My younger brother called me recently to help him with an essay on The Prestige, so I watched it again and it's interesting how the movie can work as a metaphor for two types of directors. You have Angier "The Great Danton" (Michael Bay) and Bordon "The Professor" (Herzog). The Great Danton can stand for any commercial director or abuser of CGI (those who believe that they're an auteur just becuase they are credited as the director).
You can even draw a comparison of how Hollywood exploits the independent creations: Bordon creates a trick called the Transported Man and Angier copies the trick, but commercializes it.

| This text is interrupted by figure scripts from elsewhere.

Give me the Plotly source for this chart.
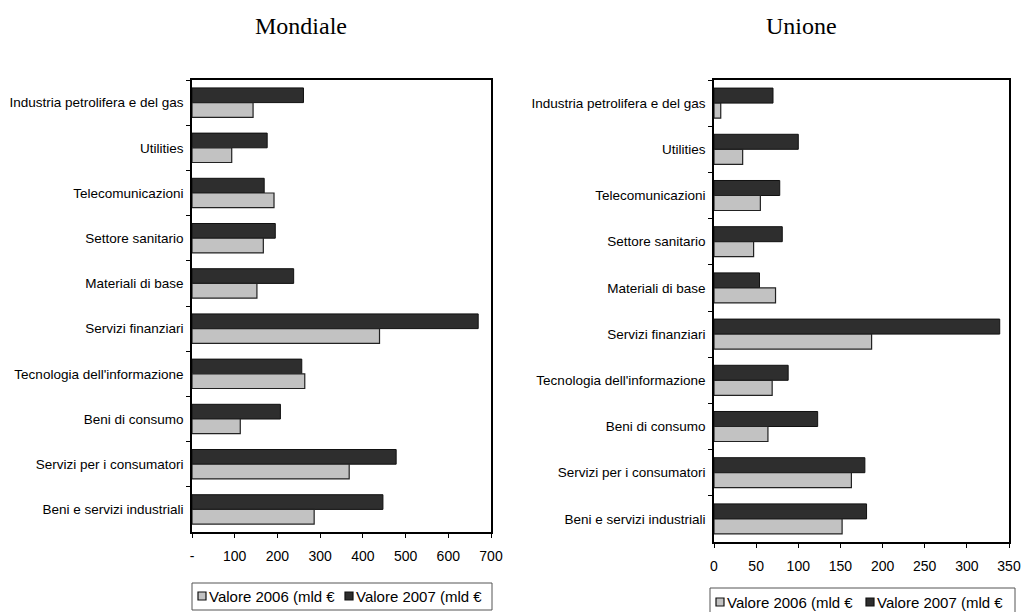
import plotly.graph_objects as go

categories = [
    "Industria petrolifera e del gas",
    "Utilities",
    "Telecomunicazioni",
    "Settore sanitario",
    "Materiali di base",
    "Servizi finanziari",
    "Tecnologia dell'informazione",
    "Beni di consumo",
    "Servizi per i consumatori",
    "Beni e servizi industriali",
]

mondiale_2006 = [143, 93, 192, 167, 152, 439, 264, 113, 368, 286]
mondiale_2007 = [261, 176, 169, 195, 238, 670, 257, 207, 478, 447]

unione_2006 = [8, 34, 55, 47, 73, 187, 69, 64, 163, 152]
unione_2007 = [70, 100, 78, 81, 54, 339, 88, 123, 179, 181]

label_2006 = "Valore 2006 (mld €"
label_2007 = "Valore 2007 (mld €"

left_ticks = [0, 100, 200, 300, 400, 500, 600, 700]
left_ticktext = ["-", "100", "200", "300", "400", "500", "600", "700"]
right_ticks = [0, 50, 100, 150, 200, 250, 300, 350]

DARK = "#2e2e2e"
LIGHT = "#c2c2c2"
W, H = 1023, 612

fig = go.Figure()

# Left panel (Mondiale)
fig.add_trace(go.Bar(y=categories, x=mondiale_2007, orientation="h", name=label_2007,
                     marker=dict(color=DARK, line=dict(color="#111", width=1)),
                     xaxis="x", yaxis="y"))
fig.add_trace(go.Bar(y=categories, x=mondiale_2006, orientation="h", name=label_2006,
                     marker=dict(color=LIGHT, line=dict(color="#222", width=1.2)),
                     xaxis="x", yaxis="y"))
# Right panel (Unione)
fig.add_trace(go.Bar(y=categories, x=unione_2007, orientation="h", name=label_2007,
                     marker=dict(color=DARK, line=dict(color="#111", width=1)),
                     xaxis="x2", yaxis="y2"))
fig.add_trace(go.Bar(y=categories, x=unione_2006, orientation="h", name=label_2006,
                     marker=dict(color=LIGHT, line=dict(color="#222", width=1.2)),
                     xaxis="x2", yaxis="y2"))

font_sans = "Liberation Sans, Arial, sans-serif"
font_serif = "Liberation Serif, Times New Roman, serif"

def xaxis_cfg(domain, rng, tickvals, ticktext, anchor):
    return dict(domain=domain, range=rng, tickvals=tickvals, ticktext=ticktext,
                showgrid=False, zeroline=False, showline=True, linecolor="black",
                linewidth=1.5, mirror=True, ticks="outside", ticklen=4,
                tickcolor="black", anchor=anchor, fixedrange=True,
                tickfont=dict(family=font_sans, size=14, color="black"),
                ticklabelstandoff=6)

def yaxis_cfg(domain, anchor):
    return dict(domain=domain, autorange="reversed", showgrid=False,
                showline=True, linecolor="black", linewidth=1.5, mirror=True,
                ticks="outside", ticklen=4, tickcolor="black", tickson="boundaries",
                anchor=anchor, fixedrange=True, ticklabelstandoff=4,
                tickfont=dict(family=font_sans, size=13.5, color="black"))

def px(x):
    return x / W

def py(y):
    return 1 - y / H

shapes = []
annotations = [
    dict(text="Mondiale", x=px(301), y=py(26), xref="paper", yref="paper",
         xanchor="center", yanchor="middle", showarrow=False,
         font=dict(family=font_serif, size=24, color="black")),
    dict(text="Unione", x=px(801), y=py(26), xref="paper", yref="paper",
         xanchor="center", yanchor="middle", showarrow=False,
         font=dict(family=font_serif, size=24, color="black")),
]

# Legends drawn as a bordered box with two swatches and labels, one per panel
def add_legend(box_x0, box_x1, box_y0, box_y1, sym1_x, sym2_x, text_y):
    shapes.append(dict(type="rect", xref="paper", yref="paper",
                       x0=px(box_x0), x1=px(box_x1), y0=py(box_y1), y1=py(box_y0),
                       line=dict(color="#555", width=1), fillcolor="white",
                       layer="below"))
    for sx, color, label in ((sym1_x, LIGHT, label_2006), (sym2_x, DARK, label_2007)):
        shapes.append(dict(type="rect", xref="paper", yref="paper",
                           x0=px(sx), x1=px(sx + 8), y0=py(text_y + 4), y1=py(text_y - 4),
                           line=dict(color="#111", width=1.2), fillcolor=color))
        annotations.append(dict(text=label, x=px(sx + 9), y=py(text_y), xref="paper",
                                yref="paper", xanchor="left", yanchor="middle",
                                showarrow=False,
                                font=dict(family=font_sans, size=15, color="black")))

add_legend(192, 492, 583, 610, 198, 345, 596)
add_legend(710, 1015, 588, 620, 716, 866, 602)

fig.update_layout(
    width=W, height=H,
    margin=dict(l=0, r=0, t=0, b=0, autoexpand=False),
    paper_bgcolor="white", plot_bgcolor="white",
    showlegend=False,
    barmode="group", bargap=0.35, bargroupgap=0.0,
    xaxis=xaxis_cfg([px(192), px(491)], [0, 700], left_ticks, left_ticktext, "y"),
    yaxis=yaxis_cfg([py(532), py(80)], "x"),
    xaxis2=xaxis_cfg([px(714), px(1009)], [0, 350], right_ticks,
                     [str(v) for v in right_ticks], "y2"),
    yaxis2=yaxis_cfg([py(542), py(80)], "x2"),
    shapes=shapes,
    annotations=annotations,
)

fig.write_html("out.html", config={"displayModeBar": False},
               post_script="document.body.style.margin='0px';")
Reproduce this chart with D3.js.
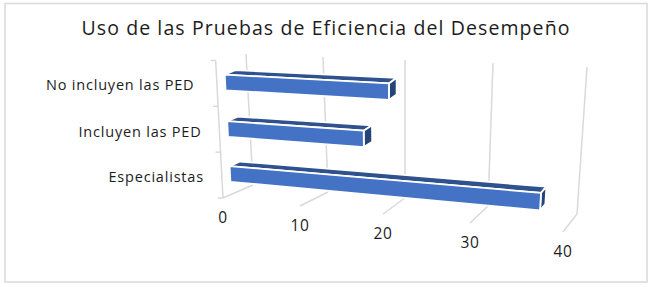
<!DOCTYPE html>
<html>
<head>
<meta charset="utf-8">
<script src="https://cdn.jsdelivr.net/npm/d3@7"></script>
<style>
body { margin: 0; background: #fff; }
text { font-family: "Open Sans", sans-serif; fill: #1c1c1c; white-space: pre; }
</style>
</head>
<body>
<svg></svg>
<script>
let width = 650, height = 287

let title = "Uso de las Pruebas de Eficiencia del Desempeño"
let categories = ["Especialistas", "Incluyen las PED", "No incluyen las PED "]
let values = [37, 17, 20]
let ticks = [0, 10, 20, 30, 40]

let svg = d3.select("svg").attr("width", width).attr("height", height).style("display", "block")

// the chart is a fake 3d box: floor front edge, floor back edge, top of the back wall
let frontX = d3.scaleLinear().domain(ticks).range([223, 300, 383, 470, 563])
let frontY = d3.scaleLinear().domain(ticks).range([198, 206, 214, 223, 232])
let backX = d3.scaleLinear().domain(ticks).range([253, 328, 405, 488, 577])
let backY = d3.scaleLinear().domain(ticks).range([185, 192, 198, 206, 214])
let topX = d3.scaleLinear().domain(ticks).range([246, 323, 405, 493, 587])
let topY = d3.scaleLinear().domain(ticks).range([54, 57, 60, 63, 67])

// v = value, t = depth (0 front, 1 back), h = height up the wall (0 to 1)
const project = (v, t, h) => {
    let x = frontX(v) + (backX(v) - frontX(v)) * t
    let y = frontY(v) + (backY(v) - frontY(v)) * t
    return [x + (topX(v) - backX(v)) * h, y + (topY(v) - backY(v)) * h]
}

let barCenter = d3.scaleOrdinal().domain(categories).range([0.157, 0.5, 0.855])
let barHalf = 0.06
let depthFront = 0.27, depthBack = 0.62

svg.append("rect")
    .attr("x", 5).attr("y", 3.5)
    .attr("width", 642).attr("height", 278.5)
    .attr("fill", "#fff").attr("stroke", "#d9d9d9").attr("stroke-width", 1.5)

svg.append("text")
    .attr("x", 326).attr("y", 35)
    .attr("text-anchor", "middle")
    .attr("font-size", 19.5)
    .attr("letter-spacing", 1.1)
    .text(title)

const drawLine = (a, b) => {
    svg.append("line")
        .attr("x1", a[0]).attr("y1", a[1])
        .attr("x2", b[0]).attr("y2", b[1])
        .attr("stroke", "#d9d9d9").attr("stroke-width", 1.5)
}

ticks.forEach(v => {
    drawLine(project(v, 0, 0), project(v, 1, 0))
    drawLine(project(v, 1, 0), project(v, 1, 1))
    svg.append("text")
        .attr("x", frontX(v)).attr("y", frontY(v) + 24.5)
        .attr("text-anchor", "middle")
        .attr("font-size", 15.5)
        .attr("letter-spacing", 0.6)
        .text(v)
})

// left axis, slightly taller than the wall because it is nearer
let wallScale = d3.scaleLinear().domain([0, 3]).range([0, 1.05])
drawLine(project(0, 0, wallScale(0)), project(0, 0, wallScale(3)))
d3.range(0, 4).forEach(i => {
    let p = project(0, 0, wallScale(i))
    drawLine(p, [p[0] - 5, p[1]])
})

const face = (points, fill) => {
    svg.append("polygon")
        .attr("points", points.map(p => p.join(",")).join(" "))
        .attr("fill", fill)
        .attr("stroke", "#fff").attr("stroke-width", 1.8)
        .attr("stroke-linejoin", "round")
}

// back to front so the nearer bars sit on top
categories.slice().reverse().forEach(cat => {
    let v = values[categories.indexOf(cat)]
    let lo = barCenter(cat) - barHalf, hi = barCenter(cat) + barHalf
    face([project(0, depthFront, hi), project(v, depthFront, hi), project(v, depthBack, hi), project(0, depthBack, hi)], "#2f528f")
    face([project(v, depthFront, hi), project(v, depthBack, hi), project(v, depthBack, lo), project(v, depthFront, lo)], "#264478")
    face([project(0, depthFront, hi), project(v, depthFront, hi), project(v, depthFront, lo), project(0, depthFront, lo)], "#4472c4")

    let mid = project(0, 0.3, barCenter(cat))
    svg.append("text")
        .attr("x", mid[0] - 27).attr("y", mid[1] + 8)
        .attr("text-anchor", "end")
        .attr("font-size", 14.5)
        .attr("letter-spacing", 0.8)
        .text(cat)
})
</script>
</body>
</html>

I know, I can't stand how some special effects directors somehow see themselves as autuers when there is almost nothing unique about them. Sure Michael Bay's trademark is that of helecopters on the horizez and Peter Jackson does have a tendency to provide many close-ups in slow-motion, but that does not mean that they are autuers in the sense that Tarantino or Korine are. Besides, the real authors behind most of the work is the special effects people, they're the real minds behind these films.
Up
Loved it! 10/10
Omfg I'm so excited! One of the very few French New Wave masters still alive, the great Jean Luc-Godard shall release a new film called Socialisme. Here's the trailer http://www.youtube.com/watch?v=ZhqOF...eature=related
EDIT: It has been reported to be his last!!!!! BIG news here!
Ooops, wrong thread :blush:
The Hangover - Kinda dopey with a few funny parts thrown in, 7/10.
We have rented the DVD here...I haven't watched it yet but I was going to.
Spun: I've seen this before but I'm watching it again. Britney Murphy is in it and as we all know, she died and the thread about it was locked. But anyway, this movie is just crazy. It's about these people who are on Crystal Meth and it's revolting but I couldn't stop watching... I give it a 9/10.
Oh, and since I couldn't post this in the Britney Murphy thread, I just wanted to recommend The Dead Girl. I think Britney Murphy did have talent...you just have to look beyond the tasteless Maxim photos there.
The Imaginarium of Doctor Parnassus
I'm not really sure how to rate it.
Most of the reviews I've read have praised Ledger's performance and cringed at the story. I found Ledger's performance uneven with moments of nice casual humor, but the praise comes from his death and not what's put on screen. There is more of Ledger than the reports led me to believe. Out of the three actors that volunteered to complete Tony's story, Colin Ferrell , Jude Law and Johnny Depp: Johnny Depp is the only one that is consistent with what has come before.
I found Lily Cole's performance flat, Tom Waits' odd, Andrew Garfield's promising and Verne Troyer is surprisingly funny as a George Costanza type.
There are some great looking set pieces. Terry Gilliam blends the real and fantastic, something that he has done before and better in pictures like The Fisher King.
If I were to recommend this film it would be for Christopher Plummer as Doctor Parnassus and the very interesting take on his relationship with Mr. Nick.